22 Feb 2019

Protection against poor workmanship


The owner of Topshop (Arcadia Group Ltd) has been prosecuted after a child was injured in its Glasgow store. The young girl was swinging on a queue barrier when it fell on her, causing a fractured skull.

The barrier had been installed incorrectly by Topshop and was not firmly attached to the floor. The Arcadia Group Ltd was fined £450,000.

The Health and Safety Executive (“HSE”) found that two previous barriers had been fitted without a safe system of installation, and this barrier had not been fitted according to the manufacturer’s instructions.

As an organisation – how do you prevent this from happening to you?

Doing some careful planning before starting work on any project, will help you ensure it runs smoothly and safely for everyone.

Before you start the project, think about resources. Can you do this yourself or do you need a third-party contractor?

If you can do this in house, check you have the right skills, knowledge and equipment. If you do, then take the following actions:

    1. Plan and risk assess the installation – for example delivery and storage of goods; barriers to prevent access; safe traffic routes while work takes place; and the job itself.
    2. Ensure that employees are competent to complete the task, that they understand what’s required of them, the equipment needed and they have been trained in its use. Ensure that they follow a safe system of work during the installation to protect both them and others.
    3. Follow the manufacturers’ instructions for installation. To avoid the Topshop case, that the correct bolts/fixtures are being used, and that the floor or wall can support the maximum weight of the intended installation.
    4. After installation, ensure the equipment is safe to us, and train others how to use it, if required.
    5. Regularly inspect the works for damage or wear and tear.
    6. Prevent unauthorised use, by ensuring correct signage is displayed and providing monitoring of the area if required.

If you decide to engage a third-party contractor, you need to ensure that you vet the contractor and research them as much as you have for the item of equipment you are purchasing.

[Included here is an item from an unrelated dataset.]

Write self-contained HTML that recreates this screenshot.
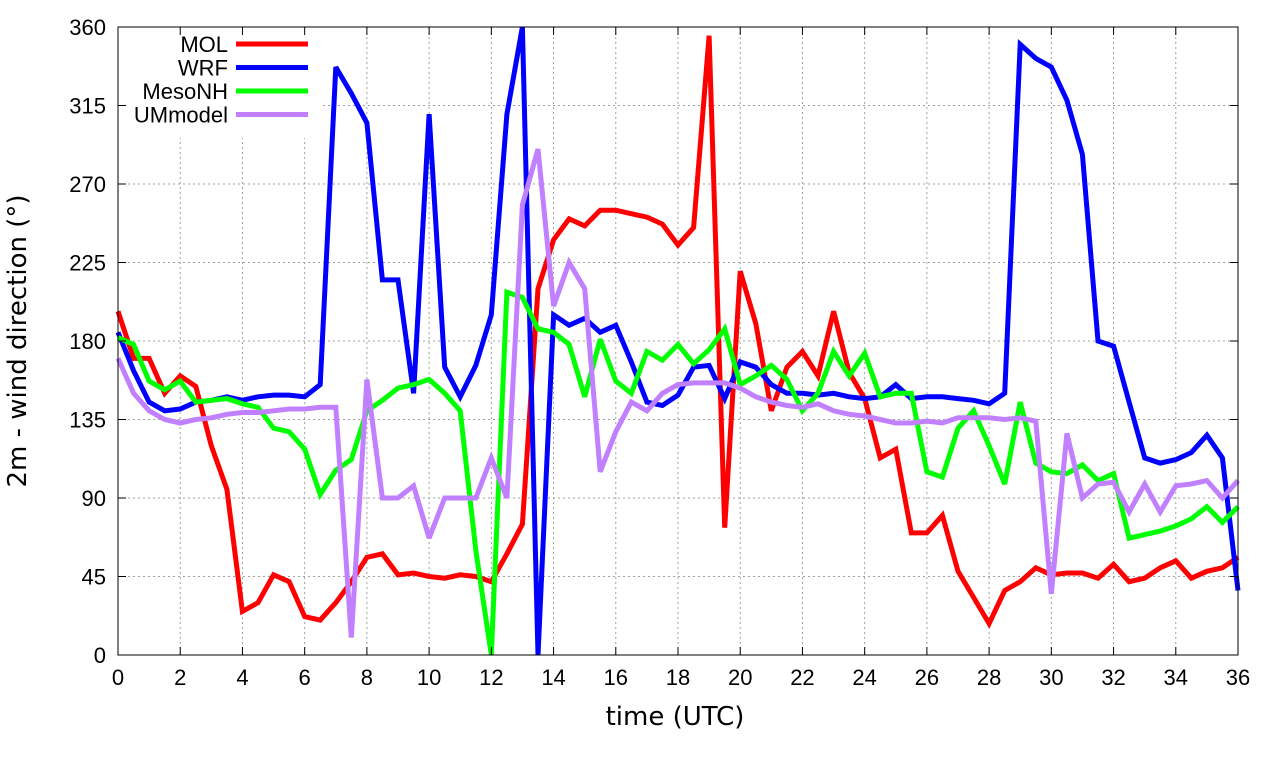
<!DOCTYPE html>
<html><head><meta charset="utf-8"><style>
html,body{margin:0;padding:0;background:#fff}
svg{display:block;font-family:"Liberation Sans",sans-serif}
</style></head><body>
<svg id="chart" width="1280" height="760" viewBox="0 0 1280 760" xmlns="http://www.w3.org/2000/svg">
<g id="grid"></g>
<rect x="119" y="28" width="203" height="110" fill="#fff"/>
<g id="series"></g>
<rect x="118" y="27" width="1120" height="628" fill="none" stroke="#000" stroke-width="1"/>
<g id="ticks"></g>
<text x="675" y="725" font-size="26" text-anchor="middle" style="font-family:'DejaVu Sans',sans-serif">time (UTC)</text>
<text transform="translate(26,341) rotate(-90)" font-size="26" text-anchor="middle" style="font-family:'DejaVu Sans',sans-serif">2m - wind direction (°)</text>
<g id="legend"></g>
</svg>
<script>
const xTicks=[0,2,4,6,8,10,12,14,16,18,20,22,24,26,28,30,32,34,36];
const yTicks=[0,45,90,135,180,225,270,315,360];
const seriesNames=["MOL","WRF","MesoNH","UMmodel"];
const seriesColors=["#ff0000","#0000ff","#00ff00","#c080ff"];
const mol=[197,170,170,150,160,154,120,95,25,30,46,42,22,20,30,42,56,58,46,47,45,44,46,45,42,58,75,210,238,250,246,255,255,253,251,247,235,245,355,73,220,190,140,165,174,160,197,162,147,113,118,70,70,80,48,33,18,37,42,50,46,47,47,44,52,42,44,50,54,44,48,50,56];
const wrf=[185,163,145,140,141,145,146,148,146,148,149,149,148,155,337,322,305,215,215,150,310,165,148,166,195,310,360,0,195,189,193,185,189,168,145,143,149,165,166,147,168,165,155,150,150,149,150,148,147,148,155,147,148,148,147,146,144,150,350,342,337,318,287,180,177,145,113,110,112,116,126,113,37];
const mesonh=[182,178,157,152,157,145,146,147,144,142,130,128,118,92,106,112,140,146,153,155,158,150,140,60,0,208,205,187,185,178,148,181,157,150,174,169,178,167,175,187,155,160,166,158,140,150,174,160,173,148,150,150,105,102,130,140,120,98,145,110,105,104,109,100,104,67,69,71,74,78,85,76,85];
const um=[170,150,140,135,133,135,136,138,139,139,140,141,141,142,142,10,158,90,90,97,67,90,90,90,113,90,258,290,200,225,210,105,128,145,140,150,155,156,156,156,153,148,145,143,142,144,140,138,137,135,133,133,134,133,136,136,136,135,136,134,35,127,90,98,99,82,98,82,97,98,100,90,100];
const allSeries=[mol,wrf,mesonh,um];
const X0=118,X1=1238,Y0=655,Y1=27;
function xs(t){return X0+(t/36)*(X1-X0);}
function ys(v){return Y0-(v/360)*(Y0-Y1);}
const NS="http://www.w3.org/2000/svg";
function mk(tag,parent,attrs){const e=document.createElementNS(NS,tag);for(const k in attrs)e.setAttribute(k,attrs[k]);parent.appendChild(e);return e;}
const grid=document.getElementById('grid'),ticks=document.getElementById('ticks');
xTicks.forEach(t=>{
  const x=xs(t);
  if(t>0&&t<36){const g=mk('line',grid,{x1:x,x2:x,y1:Y1,y2:Y0,stroke:'#a0a0a0','stroke-width':1,'stroke-dasharray':'2,3'});
  
  }
  const tl=mk('line',ticks,{x1:x,x2:x,y1:Y0,y2:Y0-8,stroke:'#000'});
  
  
  const tt=mk('line',ticks,{x1:x,x2:x,y1:Y1,y2:Y1+8,stroke:'#000'});
  
  
  const lb=mk('text',ticks,{x:x,y:Y0+30,'font-size':22,'text-anchor':'middle'});lb.textContent=t;
  
  
});
yTicks.forEach(v=>{
  const y=ys(v);
  if(v>0&&v<360){const g=mk('line',grid,{x1:X0,x2:X1,y1:y,y2:y,stroke:'#a0a0a0','stroke-width':1,'stroke-dasharray':'2,3'});
  
  }
  const tl=mk('line',ticks,{x1:X0,x2:X0+8,y1:y,y2:y,stroke:'#000'});
  
  
  const tr=mk('line',ticks,{x1:X1,x2:X1-8,y1:y,y2:y,stroke:'#000'});
  
  
  const lb=mk('text',ticks,{x:X0-12,y:y+8,'font-size':22,'text-anchor':'end'});lb.textContent=v;
  
  
});
const sg=document.getElementById('series'),lg=document.getElementById('legend');
allSeries.forEach((d,i)=>{
  const pts=d.map((v,k)=>xs(k*0.5).toFixed(1)+','+ys(v).toFixed(1)).join(' ');
  const pl=mk('polyline',sg,{points:pts,fill:'none',stroke:seriesColors[i],'stroke-width':5,'stroke-linejoin':'miter','stroke-miterlimit':3});
  
  
  const ly=44+i*23.5;
  const lt=mk('text',lg,{x:228,y:ly+8,'font-size':22,'text-anchor':'end'});lt.textContent=seriesNames[i];
  
  
  const ll=mk('line',lg,{x1:236,x2:308,y1:ly,y2:ly,stroke:seriesColors[i],'stroke-width':5});
  
  
});
</script>
</body></html>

To help avoid accidents, check the following:

    1. Is this type of installation their core business? Are they competent and trained to complete the task – ask questions and get evidence if required.
    2. Ask for method statements (how they will complete the task) and risk assessments (their assessment of hazards for the job and how they will manage it).
    3. Do they have a good safety record? Check the HSE website for prosecutions
    4. Do they have the correct insurance?
    5. How will they coordinate works on site with your staff and possibly the public?
    6. How will you monitor progress of the job, between the contractor and yourself?
    7. When will the job takes place. Will this be out of hours; will you need to make arrangements regarding security?
    8. Once the work is complete, review the installation with the contractor, ensure you are happy with the job before they are finished on site.

Planning any works prior to commissioning, will make them safe and less stressful for you, your staff, and the public!